All the focus on big data is missing the point. Yes, high performance computing architectures let us analyze very large data sets. And yes, that is interesting and helpful. But let’s go with a thought experiment here. Imagine the following:
- Real-time data feeds from all source systems;
- Incremental, multi-generational real-time data feeds and data storage so all prior versions of data are accessible;
- The end of batch processing, nightly loads, ETL or other boring stuff in order to prepare data;
- All queries you can dream of (well, maybe 98% of the queries) running in in less than a second;
- All the rest of the queries running in minutes, not hours and yes, even crazy Cartesian products, intended or not;
- The ability to construct a hierarchy of models that users can then interrogate themselves, with queries on those models running in a few seconds;
- Unlimited build-out scalability to handle (yes) big data;
- Accessing the data using many different query techniques (SQL, XQuery, MDX, or whatever else you like provided it is popular enough);
- All this data co-mingled with transactional data in a replicated everywhere environment that has the highest fault tolerance possible;
If the data management time for all this disappeared, what would be the effect on businesses? Good question.

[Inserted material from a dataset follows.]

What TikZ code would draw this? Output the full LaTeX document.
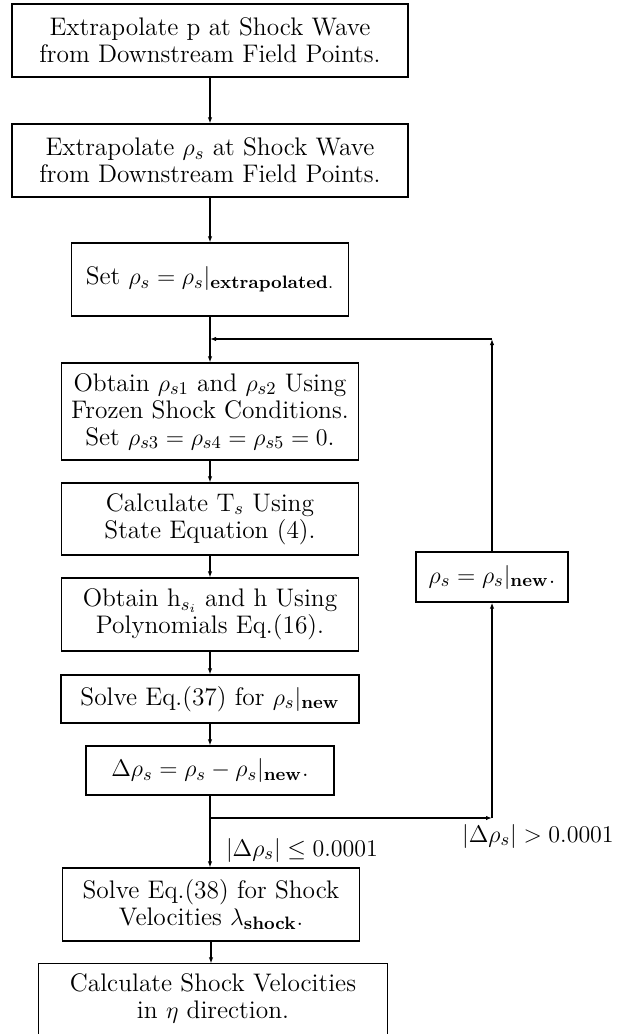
\documentclass[tikz,border=0pt]{standalone}
\usetikzlibrary{arrows.meta}
\begin{document}
\begin{tikzpicture}[x=0.5pt,y=-0.5pt, line width=0.6pt,
  txt/.style={font=\fontsize{12.7}{13.5}\selectfont},
  bx/.style 2 args={draw, rectangle, minimum width=#1*0.5pt, minimum height=#2*0.5pt, inner sep=0pt, align=center, txt},
  arr/.style={-{Latex[length=3pt,width=2.2pt]}},
  lbl/.style={inner sep=0pt, font=\fontsize{12.9}{14}\selectfont}]
\useasboundingbox (0,0) rectangle (623,1034);
\clip (0,0) rectangle (623,1034);
\node[bx={396}{73}] (b1) at (210,40.5) {Extrapolate p at Shock Wave\\from Downstream Field Points.};
\node[bx={396}{73}] (b2) at (210,160.5) {Extrapolate $\rho_s$ at Shock Wave\\from Downstream Field Points.};
\node[bx={277}{73}] (b3) at (210,279.5) {Set $\rho_s=\rho_s|_{\mathbf{extrapolated}.}$};
\node[bx={297}{97}] (b4) at (210,411.5) {Obtain $\rho_{s1}$ and $\rho_{s2}$ Using\\Frozen Shock Conditions.\\Set $\rho_{s3}=\rho_{s4}=\rho_{s5}=0$.};
\node[bx={297}{72}] (b5) at (210,519) {Calculate T$_s$ Using\\State Equation (4).};
\node[bx={297}{73}] (b6) at (210,614.5) {Obtain h$_{s_i}$ and h Using\\Polynomials Eq.(16).};
\node[bx={298}{48}] (b7) at (210,699) {Solve Eq.(37) for $\rho_s|_{\mathbf{new}}$};
\node[bx={248}{49}] (b8) at (210,770.5) {$\Delta\rho_s=\rho_s-\rho_s|_{\mathbf{new}}.$};
\node[bx={297}{73}] (b9) at (211,904.5) {Solve Eq.(38) for Shock\\Velocities $\lambda_{\mathbf{shock}}.$};
\node[bx={348}{68}, draw=none] (b10) at (213,998) {Calculate Shock Velocities\\in $\eta$ direction.};
\draw ([yshift=-8pt]b10.south west) -- (b10.north west) -- (b10.north east) -- ([yshift=-8pt]b10.south east);
\node[bx={152}{50}] (r) at (492,577) {$\rho_s=\rho_s|_{\mathbf{new}}.$};
\coordinate (j1) at (210,339);
\coordinate (c1) at (492,339);
\coordinate (j2) at (210,818);
\coordinate (c2) at (492,818);
\draw[arr] (b1) -- (b2);
\draw[arr] (b2) -- (b3);
\draw[arr] (b3) -- (b4);
\draw[arr] (b4) -- (b5);
\draw[arr] (b5) -- (b6);
\draw[arr] (b6) -- (b7);
\draw[arr] (b7) -- (b8);
\draw[arr] (b8) -- (b8.south |- b9.north);
\draw[arr] (b9.south) -- (b9.south |- b10.north);
\draw[arr] (r.north) -- (c1);
\draw[arr] (c1) -- (j1);
\draw[arr] (j2) -- (c2);
\draw[arr] (c2) -- (r.south);
\node[lbl] (l1) at (302,850) {$|\Delta\rho_s|\le 0.0001$};
\node[lbl] (l2) at (538,836) {$|\Delta\rho_s|> 0.0001$};
\end{tikzpicture}
\end{document}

What remains are the following problems:
- Improving data quality. Speed may kill but poor data quality kills adoption;
- Understanding the data structure and organization;
- Understanding the data itself;
- Preventing bad query (and bad model) sprawl. Shoddy thinking, embedded in a reusable data model can infect many minds;
If data preparation time disappears in this new world, all these problems improve significantly. The faster people see data and interact with data, the faster they understand it and the better they will model it. And the faster they remove data quality problems. Its ubiquity increases, and its cost decreases – a lot. This future drop in the cost of information will raise the value of the humans who model the data. If would also put enormous pressure on business decision making processes. Some processes would be far too slow to actually use fast data. And some might be fast enough to use fast data, but still not benefit. Just because you may have some useful data at the speed of thought does not mean you should act upon it. The rate of opportunity and change in markets (or for market leaders, the rate of change you wish to inflict upon the market) may not need to be as fast as fast data. On the other hand, if all companies had equally fast data, would the rate of change in markets accelerate leading to a compression of time wars? As if we didn’t have that already!
The emergence of fast data would also mark the merging of transactional and analytic data systems. Users would have the convincing illusion they were querying the source system. This would also mark the end of data warehousing as a useful concept. Instead, we will be left with oodles of data modeling to do. Disaster recovery might also disappear as fail-in-place architectures with copies of data in many places will obviate the need for hot sites, warm sites, cold sites and stinky sites. Except for speed of light problems (transactions limited by distance because of the time it takes for electrons to travel), data that can stand a little bit of asynchronicity (and the majority of business data falls into this category) can be quickly absorbed in this architecture. Undoubtedly, a lot of application and system software would need to be rewritten, since most of them treat all data as if it were a speed of light problem.
Does this sound at all compelling? And when will such a world exist? I hope soon. I am tired of long-running database processes still ravaging our systems and punishing analysts.
When big data becomes really-freaking-fast data, then the game changes.